World Bank study points to underlying causes of ‘Arab spring’
A library could be stocked with books and reports trying to explain the factors that led to the “Arab spring” uprisings that began in Tunisia in 2010 and spread to much of the MENA region.
Most theories focus on economic stresses -- stagnant growth, widening inequality, unemployment -- that blended with social changes -- the youth bulge -- to create the “perfect storm” that led to dramatic political upheaval and three civil wars.
After extensive analysis of economic and social data in the years leading up to the “Arab spring,” Elena Ianchovichina determined that many of the common explanations are off target. Ianchovichina, a lead economist in the Office of the Chief Economist of the World Bank’s Middle East and North Africa Region, has published a book-length report under the World Bank’s auspices titled “Eruptions of Popular Anger: The Economics of the Arab Spring and its Aftermath” in which she argues persuasively that the underlying cause of the uprisings was “the broken social contract.”
After poring over data -- her book contains no fewer than 75 tables and graphs -- Ianchovichina said that, on the eve of the uprisings, “income growth, poverty rates and income inequality presented a favourable picture and suggested that the autocratic Arab regimes had delivered on economic, human development and shared prosperity goals.” Her data show, for example, that income inequality in most MENA countries in 2010 was narrowing, not widening.
The problem, she argues, is that millions of people in the region felt that their “subjective well-being” was deteriorating even as economic data pointed to improved conditions, a phenomenon known to economists as “unhappy development” -- economies are growing, as is per capita income, but people are not happy with their lives. The source of this phenomenon in the MENA region was, Ianchovichina says, “the broken social contract.”
Since independence, most countries in the Arab world featured a social contract in which the state provided subsidies, especially for food and fuel, as well as free education through college, a modicum of health care and secure public-sector jobs. In exchange, the public allowed authoritarian governments to run the show and elites to benefit. For decades, this contract generally worked, despite periodic hiccups, to maintain internal peace and stability.
However, by 2010, stressors had begun to appear: “Fiscal deficits associated with public-sector employment and high subsidies were becoming unsustainable. Government hiring slowed down and, in some cases, stopped. Unfortunately, the private sector was weak and did not create jobs fast enough to absorb the large number of young people entering the labour force,” Ianchovichina writes.
She does not explicitly point a finger at the policy prescriptions of the so-called Washington consensus -- spearheaded by the World Bank’s sister organisation, the International Monetary Fund -- but there is no doubt that the incessant demands on governments from international institutions and lenders to reduce public spending, open their markets and sell off public assets helped to erode the existing social contract.

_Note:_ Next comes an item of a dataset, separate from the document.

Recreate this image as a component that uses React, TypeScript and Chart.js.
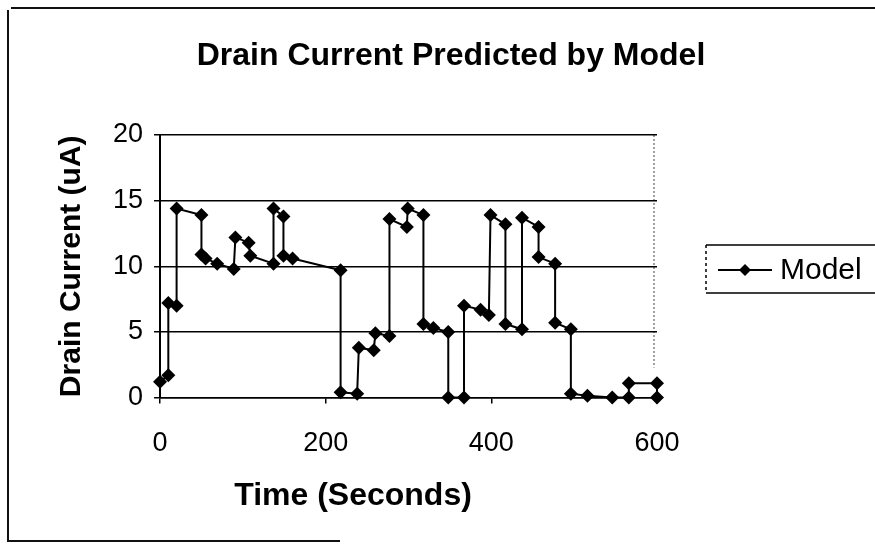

As the social contract eroded, ordinary citizens -- especially those in the growing middle classes -- started to resent the percentage of national wealth that was being amassed by business elites, many of whom doubled as political elites. By the end of the century’s first decade, the social contract in many Arab countries had completely eroded.
As governments lost the ability to maintain their half of the contract, the public felt less keen to maintain its half: social stability and acceptance of non-democratic rule.
The solution that Ianchovichina proposes to address the problem that led to the “Arab spring” is to develop a “new social contract [that] must have at its core a strong private sector, supported by an efficient government that regulates enterprises even-handedly and is accountable to all citizens for quality services.” She calls for “a balanced mix of inclusive institutions that create incentives for cooperation, fair dispute settlement, redistributive policies targeted to the most vulnerable segments of society and rule-of-law institutions that protect and respect the rights of all citizens.”
All of this sounds nice on paper but implementation is another matter, made all the more difficult by the fact that “the Arab uprisings did not deliver the change people hoped for; instead, the situation deteriorated significantly throughout the Middle East and North Africa.” Since 2011, Ianchovichina says, there has been “a drastic drop in the quality of life throughout the region… the cracks in the old social contract have grown bigger.”
This means most of the socio-economic factors that triggered the 2011 upheaval endure today and have led to demonstrations year in Jordan, Tunisia and Sudan. Developing a widely accepted new social contract is not easy and could take an entire generation. Disaffection among young people in Tunisia demonstrates that even participatory democracy does not guarantee social stability under conditions of "unhappy development."
The underlying challenge is how to generate "happy development" -- an economy in which people feel their prospects for success are rising and their children will have an even better future. This is about more than just GDP growth. It's about quality of life and access to opportunity.
The challenge is great but the urgency is even greater. A widely accepted social contract, Ianchovichina says, is “critical for security” and “a broken social contract… increases the risk for civil wars.”